Liberated from the Mindray
Today is Liberation Day. When I came onto the ward, I was connected by five leads to a machine that displays a moving graph and numbers for ECG, oxygen saturation, non-invasive blood pressure and respiration. Yesterday, in everyday language, that started "playing up." These machines are like a lot of yesterday's technology in that they have a complex nest of menus and submenus with non-obvious titles, default settings and navigation. Once you get lost down a dark alley, it can be difficult to find the path home again.
The problem is that if an "Internet of Things" approach were adopted, and all such data were displayed in a user-chosen GUI on any device, there would be a whole new front opened up for hackers to steal sensitive data.

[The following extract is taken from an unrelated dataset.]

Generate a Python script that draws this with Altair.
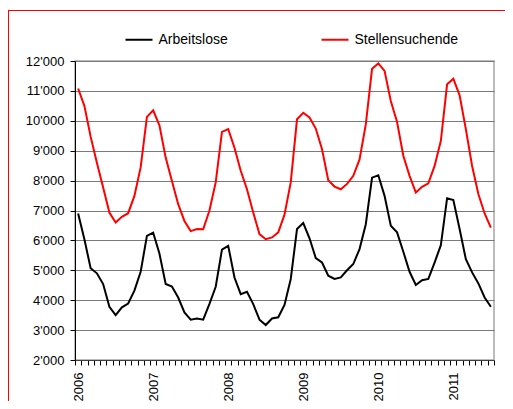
import json
import altair as alt
import pandas as pd

# ---- data (monthly, Jan 2006 .. Jul 2011) ----
year_labels = ["2006", "2007", "2008", "2009", "2010", "2011"]
series_names = ["Arbeitslose", "Stellensuchende"]
series_colors = ["#000000", "#ff0000"]
y_ticks = [2000, 3000, 4000, 5000, 6000, 7000, 8000, 9000, 10000, 11000, 12000]

arbeitslose = [
    6900, 6040, 5070, 4900, 4540, 3780, 3500, 3760, 3890, 4320, 4950, 6150,
    6260, 5560, 4540, 4460, 4090, 3590, 3350, 3390, 3350, 3880, 4450, 5690,
    5820, 4760, 4200, 4280, 3870, 3350, 3170, 3390, 3430, 3840, 4710, 6380,
    6580, 6070, 5410, 5260, 4820, 4710, 4760, 5000, 5210, 5710, 6540, 8100,
    8180, 7490, 6490, 6270, 5620, 4950, 4510, 4670, 4710, 5260, 5840, 7410,
    7350, 6380, 5370, 4930, 4560, 4090, 3780,
]
stellensuchende = [
    11080, 10500, 9470, 8600, 7770, 6930, 6600, 6790, 6910, 7490, 8440, 10130,
    10350, 9850, 8770, 7990, 7210, 6650, 6310, 6380, 6370, 7000, 7940, 9630,
    9720, 9100, 8330, 7710, 6930, 6210, 6040, 6100, 6270, 6860, 7940, 10050,
    10270, 10110, 9740, 9050, 8010, 7800, 7710, 7890, 8160, 8710, 9880, 11740,
    11920, 11670, 10660, 9960, 8830, 8160, 7600, 7790, 7910, 8490, 9330, 11220,
    11410, 10850, 9720, 8490, 7550, 6900, 6430,
]

rows = []
for name, vals in zip(series_names, [arbeitslose, stellensuchende]):
    for i, v in enumerate(vals):
        rows.append({"m": i + 0.5, "value": v, "series": name})
df = pd.DataFrame(rows)

n_cat = len(arbeitslose)
W, H = 419, 299
PL, PT, PR, PB = 67, 53, 11, 41
FONT = "Liberation Sans"

x_scale = alt.Scale(domain=[0, n_cat], nice=False, zero=False)
y_scale = alt.Scale(domain=[2000, 12000], nice=False, zero=False)

label_expr_x = (
    "datum.value % 12 == 0 ? " + json.dumps(year_labels) + "[datum.value / 12] : ''"
)
label_expr_y = "replace(format(datum.value, ','), ',', \"'\")"

lines = alt.Chart(df).mark_line(strokeWidth=2).encode(
    x=alt.X(
        "m:Q",
        scale=x_scale,
        axis=alt.Axis(
            values=list(range(0, n_cat + 1)),
            labelExpr=label_expr_x,
            labelAngle=270,
            labelOffset=3,
            labelPadding=7,
            labelFlush=False,
            labelOverlap=False,
            labelFontSize=13,
            labelFont=FONT,
            labelColor="#000000",
            tickSize=5,
            tickColor="#000000",
            domainColor="#404040",
            grid=False,
            title=None,
        ),
    ),
    y=alt.Y(
        "value:Q",
        scale=y_scale,
        axis=alt.Axis(
            values=y_ticks,
            labelExpr=label_expr_y,
            labelPadding=6,
            labelFontSize=13,
            labelFont=FONT,
            labelColor="#000000",
            tickSize=5,
            tickColor="#000000",
            domainColor="#000000",
            grid=True,
            gridColor="#7a7a7a",
            gridOpacity=1,
            title=None,
        ),
    ),
    color=alt.Color(
        "series:N",
        scale=alt.Scale(domain=series_names, range=series_colors),
        legend=alt.Legend(
            orient="none",
            legendX=49.5,
            legendY=-36,
            direction="horizontal",
            columns=2,
            columnPadding=89,
            symbolType="stroke",
            symbolSize=729,
            symbolStrokeWidth=2,
            labelFontSize=14,
            labelFont=FONT,
            labelColor="#000000",
            labelOffset=5,
            padding=0,
            title=None,
        ),
    ),
)

border_df = pd.DataFrame({"k": [0]})
border_top = alt.Chart(border_df).mark_rule(color="#ff0000", strokeWidth=1).encode(
    x=alt.value(-PL), x2=alt.value(W + PR), y=alt.value(-PT + 2.5)
)
border_left = alt.Chart(border_df).mark_rule(color="#ff0000", strokeWidth=1).encode(
    x=alt.value(-PL + 0.5), y=alt.value(-PT + 2.5), y2=alt.value(H + PB)
)

chart = (
    alt.layer(lines, border_top, border_left)
    .properties(
        width=W,
        height=H,
        autosize=alt.AutoSizeParams(type="none"),
        padding={"left": PL, "top": PT, "right": PR, "bottom": PB},
        background="#ffffff",
    )
    .configure_view(stroke="#a6a6a6", strokeWidth=1.5)
)

chart.save("out.html", embed_options={"renderer": "svg", "actions": False})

Anyway, my five-lead machine was replaced with a slightly newer three-lead machine that was basically similar in principle: the "Mindray Datascope Trio." On the website of Pacific Medical, there is a section "Customers who viewed this product also viewed" and at MedEquip, you get "Questions and Answers" beginning "Handle is broken off." This is a bit like a bad review for a little-visited hotel on TripAdvisor. You don't know whether it is just one fusspot who always finds hotel rooms too small, the sink smelly and the staff rude or whether the hotel does actually stink.

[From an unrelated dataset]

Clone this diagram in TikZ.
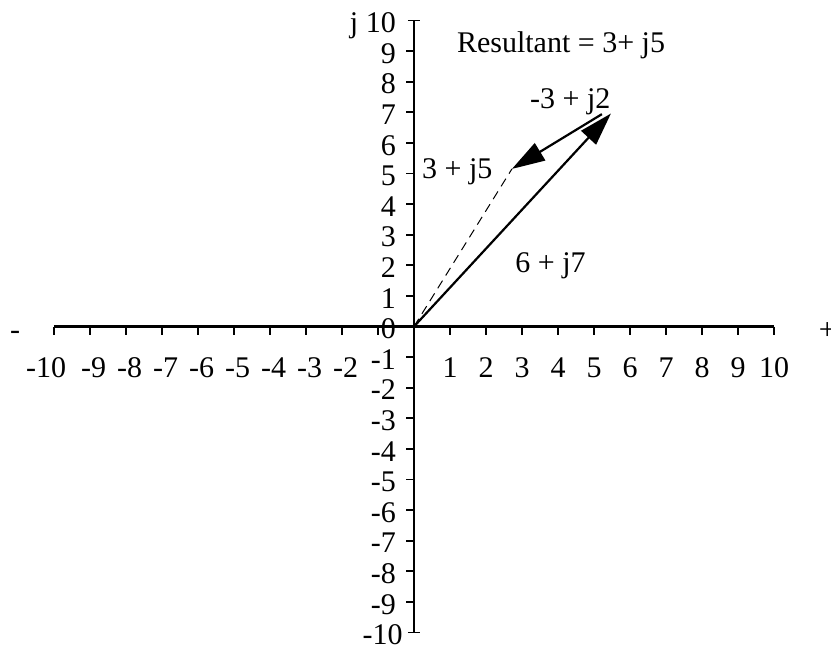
\documentclass[tikz,border=0pt]{standalone}
\usepackage{fontspec}
\setmainfont{Liberation Serif}
\usetikzlibrary{arrows.meta}

\begin{document}
\begin{tikzpicture}[
    x = 36pt, y = 30.6pt,
    axis/.style = {line width=2.6pt},
    tick/.style = {line width=1.8pt},
    txt/.style = {inner sep=0pt, font=\fontsize{30}{30}\selectfont},
    vec/.style = {line width=2.2pt, -{Triangle[length=33pt, width=20pt]}},
    guide/.style = {line width=1pt, dash pattern=on 9pt off 6pt}
    ]
    \useasboundingbox (-11.5,-10.57) rectangle (11.583,10.67);
    \coordinate (O) at (0,0);
    \coordinate (xl) at (-10,0);
    \coordinate (xr) at (10,0);
    \coordinate (yb) at (0,-10);
    \coordinate (yt) at (0,10);
    % axes and ticks
    \draw[axis] (xl) -- (xr);
    \draw[axis] (yb) -- (yt);
    \foreach \i in {-10,...,-1,1,2,...,10}
        \draw[tick] (\i,0) -- (\i,-0.29);
    \foreach \j in {-9,...,9}
        \draw[tick] (0,\j) -- (-0.22,\j);
    \draw[tick] (-0.17,10) -- (0.17,10);
    \draw[tick] (-0.17,-10) -- (0.17,-10);
    % tick labels
    \begin{scope}[nodes=txt]
        \node[anchor=base] (hx-10) at (-10.22,-1.68) {-10};
        \foreach \i in {-9,...,-2}
            \node[anchor=base] (hx\i) at (\i+0.1,-1.68) {\i};
        \foreach \i in {1,...,10}
            \node[anchor=base] (hx\i) at (\i,-1.68) {\i};
        \foreach \j in {-9,...,9}
            \node[anchor=base east] (vy\j) at (-0.5,\j-0.4) {\j};
        \node[anchor=base east] (vy10) at (-0.5,9.6) {j 10};
        \node[anchor=base east] (vy-10) at (-0.31,-10.4) {-10};
        \node[anchor=base] (minus) at (-11.08,-0.44) {-};
        \node[anchor=base west] (plus) at (11.24,-0.44) {+};
    \end{scope}
    % phasors
    \coordinate (A) at (5.47,6.96);
    \coordinate (B0) at (5.22,6.94);
    \coordinate (B) at (2.72,5.15);
    \draw[vec] (O) -- (A);
    \draw[vec] (B0) -- (B);
    \draw[guide] (O) -- (B);
    \begin{scope}[nodes=txt]
        \node[anchor=base west] (res) at (1.19,8.94) {Resultant = 3+ j5};
        \node[anchor=base west] (lb) at (3.22,7.14) {-3 + j2};
        \node[anchor=base west] (lr) at (0.22,4.85) {3 + j5};
        \node[anchor=base west] (la) at (2.81,1.75) {6 + j7};
    \end{scope}
\end{tikzpicture}
\end{document}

Likewise, we might at MedEquip have a lone bodily function monitoring enthusiast whose yorkshire terrier knocked over the Mindray he had saved up for, and smashed the handle off, or whether hospitals the world over have overstretched staff running up and down corridors for replacement Mindrays because of a general faulty handle problem. Comment may be free but it isn't always that helpful. (And let me just make it absolutely clear that in feedback, Integris equipment offered to replace the handle the same day.)
I found it disconcerting to be connected by wires to something called a Mindray, and carefully checked that the ethernet port had nothing in it. I'm not having my oxygen saturation data hacked and sold to my enemies. On Twitter, I declared my intention to root the Mindray, re-boot it with Linux Mint and load films on it. I didn't get round to doing that but I did find the user manual and download it in the name of patient autonomy.
I thought that my next step on the ladder of recovery was to be temporarily disconnected from the Mindray for visits to the bathroom. That would have been welcome enough, but to my joy, the protocol was actually for the electrodes to be unclipped and for me to "mobilise."